I just tried out my newly made box joint jig with 1/2" plywood. I noticed an extreme amout of chatter when making the cuts. The plywood really seemed to fall apart in about half of the fingers. I was using a 1/4" straight cut bit with a 1/4" shank. Am I using the wrong bit, or is plywood just a really bad choice of wood for this application. I have lots of plywood scraps lying around, a need for little storage boxes. I would hate to trash all that wood.


----------



## bob sacamano

youre getting tearout. since youre using plywood im gonna assume your making drawers ???

try :
going slower with a spiral bit

make them with your table saw

using solid wood


----------



## jschaben

mlewis said:


> I just tried out my newly made box joint jig with 1/2" plywood. I noticed an extreme amout of chatter when making the cuts. The plywood really seemed to fall apart in about half of the fingers. I was using a 1/4" straight cut bit with a 1/4" shank. Am I using the wrong bit, or is plywood just a really bad choice of wood for this application. I have lots of plywood scraps lying around, a need for little storage boxes. I would hate to trash all that wood.

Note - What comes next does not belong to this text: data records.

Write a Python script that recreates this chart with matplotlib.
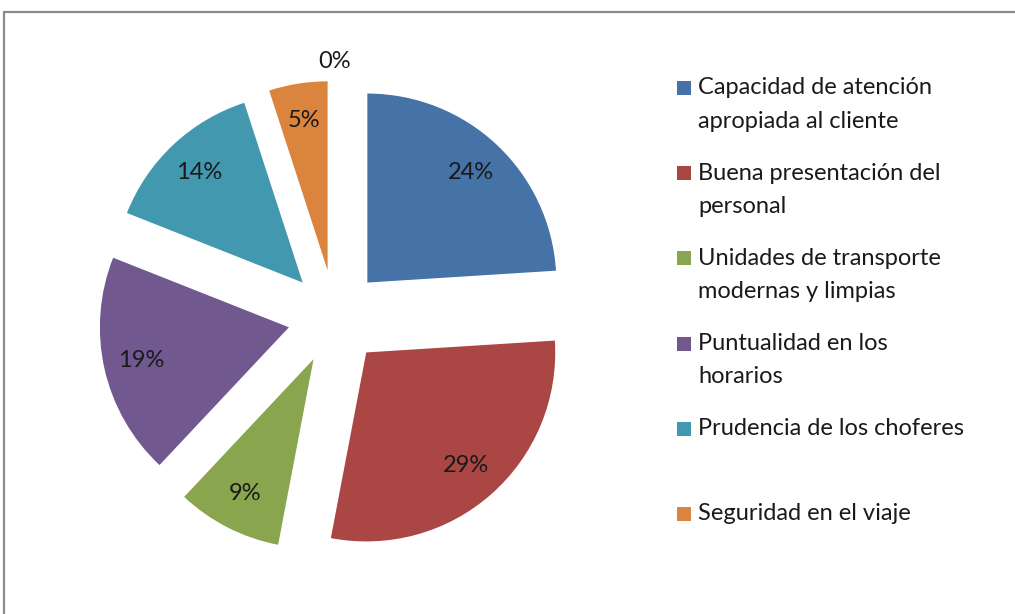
import matplotlib
matplotlib.use("Agg")
import matplotlib.pyplot as plt
from matplotlib.patches import Rectangle

categories = [
    "Capacidad de atención\napropiada al cliente",
    "Buena presentación del\npersonal",
    "Unidades de transporte\nmodernas y limpias",
    "Puntualidad en los\nhorarios",
    "Prudencia de los choferes",
    "Seguridad en el viaje",
]
values = [24, 29, 9, 19, 14, 5]
extra_label = "0%"
colors = ["#4572A7", "#AA4643", "#89A54E", "#71588F", "#4198AF", "#DB843D"]

W, H = 1015, 614
plt.rcParams['font.family'] = ['Lato', 'DejaVu Sans']
fig = plt.figure(figsize=(W / 100, H / 100), dpi=100)

# frame
fig.patches.append(Rectangle((4 / W, -0.05), 1.2, 1.05 - 12 / H,
                             transform=fig.transFigure, fill=False,
                             edgecolor="#8c8c8c", linewidth=1.6))

cx, cy, r = 335, 317, 189
lim = 1.6
ax = fig.add_axes([(cx - lim * r) / W, (H - cy - lim * r) / H,
                   2 * lim * r / W, 2 * lim * r / H])
ax.axis("off")

wedges, texts, autotexts = ax.pie(
    values, colors=colors, startangle=90, counterclock=False,
    explode=[0.25] * len(values), radius=1, center=(0, 0),
    autopct=lambda p: f"{p:.0f}%", pctdistance=0.8,
    textprops=dict(fontsize=17, color="#1a1a1a"), frame=False)
ax.set_xlim(-lim, lim)
ax.set_ylim(-lim, lim)
ax.set_aspect("auto")

ax.text(0, 255 / r, extra_label, ha="center", va="center", fontsize=17, color="#1a1a1a")

# legend
y0 = 88
step = 85.2
line = 33
for i, (lab, col) in enumerate(zip(categories, colors)):
    yc = y0 + i * step
    fig.patches.append(Rectangle((677 / W, 1 - (yc + 7) / H), 14 / W, 14 / H,
                                 transform=fig.transFigure, facecolor=col, edgecolor="none"))
    for j, part in enumerate(lab.split("\n")):
        fig.text(698 / W, 1 - (yc + j * line) / H, part, ha="left", va="center",
                 fontsize=17, color="#1a1a1a")

fig.savefig("out.png", dpi=100)
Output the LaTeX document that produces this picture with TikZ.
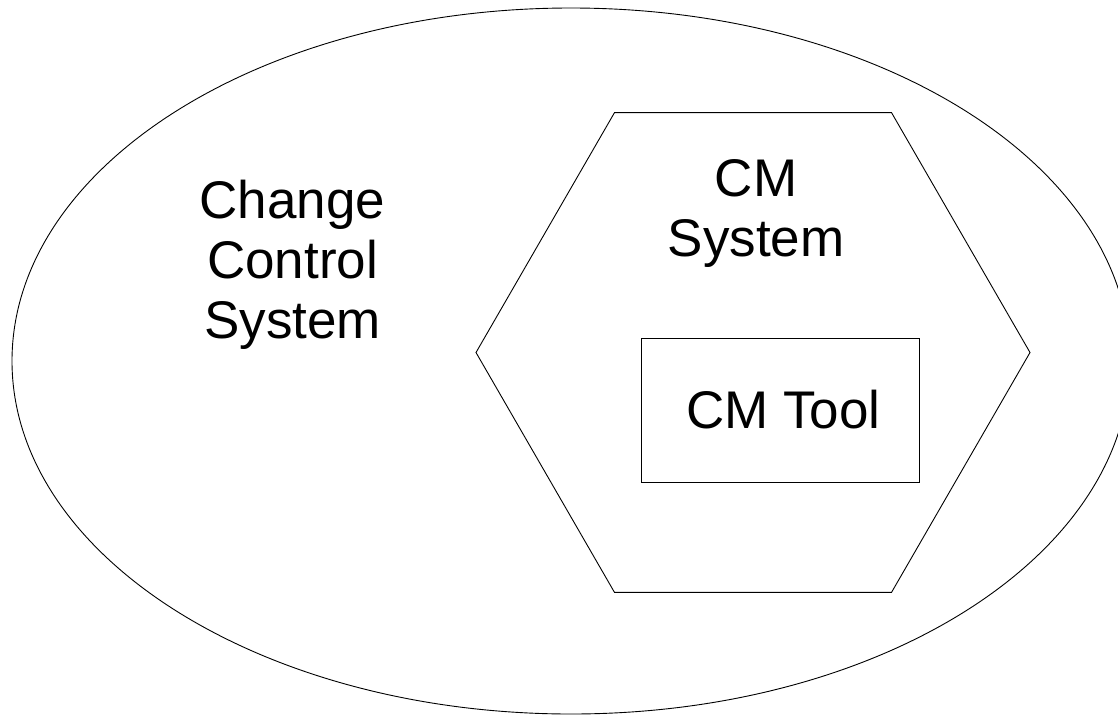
\documentclass[tikz,border=0pt]{standalone}
\usepackage{fontspec}
\setmainfont{Liberation Sans}
\usetikzlibrary{shapes.geometric}
\begin{document}
\begin{tikzpicture}[x=1pt,y=-1pt,
  outline/.style={draw=black,line width=0.9pt,inner sep=0pt,outer sep=0pt},
  big text/.style={font=\fontsize{53}{60}\selectfont,align=center,inner sep=0pt}]
\useasboundingbox[fill=white] (0,0) rectangle (1118,715);
\clip (0,0) rectangle (1118,715);
% outer change control system
\node[outline,ellipse,minimum width=1118pt,minimum height=706pt] (ccs) at (571,361) {};
% CM system hexagon
\node[outline,regular polygon,regular polygon sides=6,minimum size=554pt] (cms) at (753,352.5) {};
% CM tool box
\node[outline,rectangle,minimum width=278pt,minimum height=144pt,big text] (tool) at (780,410) {\hspace*{7pt}CM Tool};
% labels
\node[big text] (ccslabel) at (292.5,265) {Change\\Control\\System};
\node[big text] (cmslabel) at (756,213) {CM\\System};
\end{tikzpicture}
\end{document}
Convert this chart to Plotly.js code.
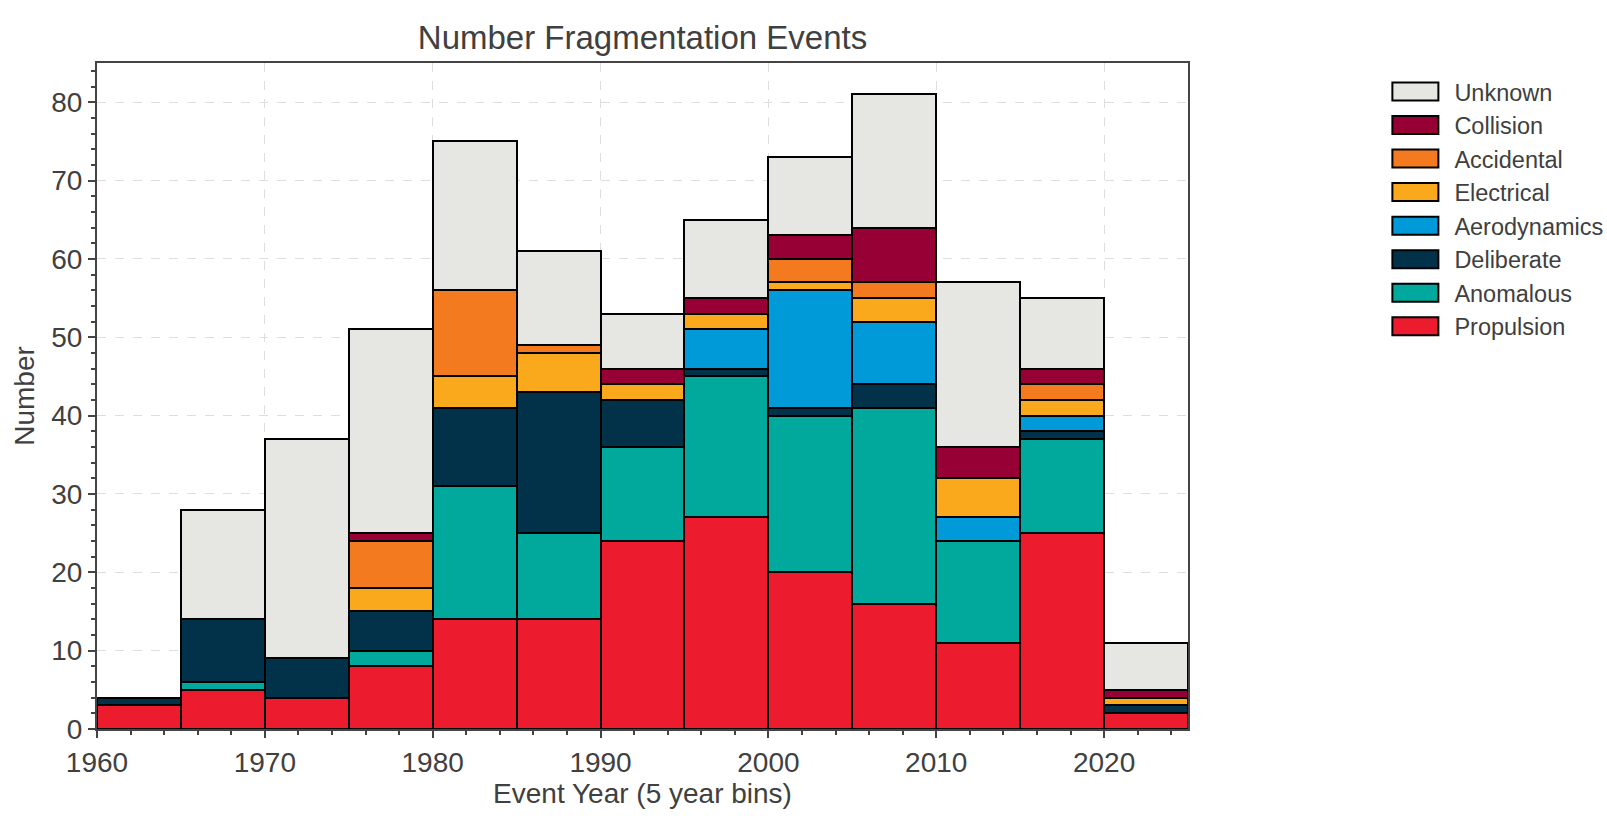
<!DOCTYPE html>
<html>
<head>
<meta charset="utf-8">
<script src="https://cdn.plot.ly/plotly-3.0.1.min.js"></script>
<style>
  html, body { margin: 0; padding: 0; background: #fff; }
  #plot { width: 1607px; height: 831px; }
</style>
</head>
<body>
<div id="plot"></div>
<script>
// 5 year bins, start year of each bin
const binStart = [1960, 1965, 1970, 1975, 1980, 1985, 1990, 1995, 2000, 2005, 2010, 2015, 2020];
const binWidth = 5;

// counts per cause (stacked bottom -> top)
const propulsion   = [3, 5, 4, 8, 14, 14, 24, 27, 20, 16, 11, 25, 2];
const anomalous    = [0, 1, 0, 2, 17, 11, 12, 18, 20, 25, 13, 12, 0];
const deliberate   = [1, 8, 5, 5, 10, 18, 6, 1, 1, 3, 0, 1, 1];
const aerodynamics = [0, 0, 0, 0, 0, 0, 0, 5, 15, 8, 3, 2, 0];
const electrical   = [0, 0, 0, 3, 4, 5, 2, 2, 1, 3, 5, 2, 1];
const accidental   = [0, 0, 0, 6, 11, 1, 0, 0, 3, 2, 0, 2, 0];
const collision    = [0, 0, 0, 1, 0, 0, 2, 2, 3, 7, 4, 2, 1];
const unknown      = [0, 14, 28, 26, 19, 12, 7, 10, 10, 17, 21, 9, 6];

const seriesNames  = ["Propulsion", "Anomalous", "Deliberate", "Aerodynamics", "Electrical", "Accidental", "Collision", "Unknown"];
const seriesValues = [propulsion, anomalous, deliberate, aerodynamics, electrical, accidental, collision, unknown];
const seriesColors = ["#ec1c2e", "#00a99c", "#02324a", "#009ad9", "#f9a91b", "#f47a20", "#960034", "#e6e6e2"];

const centers = binStart.map(s => s + binWidth / 2);
const textColor = "#404040";

const traces = seriesNames.map((name, i) => ({
  type: "bar",
  name: name,
  x: centers,
  y: seriesValues[i],
  width: binWidth,
  marker: { color: seriesColors[i], line: { color: "#000", width: 2 } },
  hoverinfo: "skip"
}));

const layout = {
  width: 1607,
  height: 831,
  barmode: "stack",
  bargap: 0,
  paper_bgcolor: "#fff",
  plot_bgcolor: "#fff",
  font: { family: "Liberation Sans, Arial, sans-serif", color: textColor, size: 28 },
  margin: { l: 97, r: 419, t: 63, b: 102, autoexpand: false },
  title: {
    text: "Number Fragmentation Events",
    font: { size: 33, color: textColor },
    x: 0.5, xref: "paper", xanchor: "center",
    y: 1, yref: "paper", yanchor: "bottom",
    pad: { b: 14 }
  },
  xaxis: {
    range: [1960, 2025],
    tick0: 1960, dtick: 10,
    ticks: "outside", ticklen: 7, tickwidth: 2, tickcolor: "#444",
    minor: { tick0: 1960, dtick: 2, ticks: "outside", ticklen: 4, tickwidth: 2, tickcolor: "#444", showgrid: false },
    showline: true, linecolor: "#444", linewidth: 2, mirror: true,
    showgrid: true, gridcolor: "#dedede", gridwidth: 1, griddash: "dash",
    zeroline: false,
    tickfont: { size: 28, color: textColor },
    title: { text: "Event Year (5 year bins)", font: { size: 28, color: textColor }, standoff: 4 }
  },
  yaxis: {
    range: [0, 85],
    tick0: 0, dtick: 10,
    ticks: "outside", ticklen: 7, tickwidth: 2, tickcolor: "#444",
    minor: { tick0: 0, dtick: 2, ticks: "outside", ticklen: 4, tickwidth: 2, tickcolor: "#444", showgrid: false },
    showline: true, linecolor: "#444", linewidth: 2, mirror: true,
    showgrid: true, gridcolor: "#dedede", gridwidth: 1, griddash: "dash",
    zeroline: false,
    tickfont: { size: 28, color: textColor },
    title: { text: "Number", font: { size: 28, color: textColor }, standoff: 8 }
  },
  legend: {
    x: 1.18, xanchor: "left",
    y: 0.99, yanchor: "top",
    traceorder: "reversed",
    font: { size: 23.5, color: textColor },
    bgcolor: "rgba(0,0,0,0)",
    itemwidth: 60
  },
  showlegend: true
};

Plotly.newPlot("plot", traces, layout, { displayModeBar: false, staticPlot: true }).then(gd => {
  // wider, flatter legend swatches like the original
  gd.querySelectorAll(".legend .legendpoints path").forEach(p => {
    p.setAttribute("d", "M-27,-9H19V9H-27Z");
    p.style.strokeWidth = "2px";
  });
});
</script>
</body>
</html>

 Plywood isn't the best choice for box joints or dovetails, especially small ones. You may have better luck with 1/2 joints. Also better grades of plywood. Baltic birch, with few or no voids, will usually work pretty well. Home depots version is tuff to get a groove in without disintigrating. A spiral bit will always work better also. 
Since you are trying to use up scraps you probably don't want to buy more wood. Depending or your major objective, make the boxes or tune up the jig. If it's to make boxes, I'd suggest going with lock rabbet joints and just get 'er done. If to tune up the jig, pick up a spiral bit and switch to wider fingers.:smile:


----------



## Steve Neul

There are a few different reasons for the problem you are having. One is, it's possible the plywood is defective. In recent years they are using less and cheaper glues when making plywood and it just falls apart especially if it is Chinese. The Russian birch plywood is much better however I'm seeing more and more of it delaminate also. Incidentally the glue line in plywood is very abrasive and hard on router bits. If you are going to use plywood you might look for a good sale on router bits so you have some to use while others are being sharpened. Another thing that will help routing the box joint is if you can sandwich the drawer member between two other pieces of wood. This should stop the tear out even if the plywood is bad.


----------



## mlewis

Thanks for your imput. The plywood I'm using is the really cheap sheathing stuff with lots of voids. I won't use it again in this application. Are the fingers suposed to be the thickness of the stock your using? ie 1/2" fingers in 1/2" stock


----------



## Steve Neul

Most of the dovetail router bits have a 1/2" cutting surface so normally you use 1/2" stock and make the fingers 1/2" long. You can though if you don't want to see the end of the fingers on the back of the drawer make the fingers 7/16" long so it has a little wood covering it. Then the drawer fronts are normally 3/4" thick and you mortise into it 1/2" so there is 1/4" of wood in front of the fingers. It's just a matter of preference. You just need to make the fingers match the depth of what you've mortised for.


----------



## aaronhl

I make box joints all the time with 1/4" thick baltic birch plywood on the table saw. I found the 1/2 joint works best. I could never get the multiple joints to fit and reduce the tear out. Might help to put a piece of scrap wood behind the joint your cutting to not tear out your work piece, or wrap masking tape around the joint.


----------



## fourfingers

Those are nice boxes


----------



## Davearmie

Why the nylon screws in the boxes?


----------



## aaronhl

Thanks,,,, they are 1/4" x 2"H for model boat propellers.


----------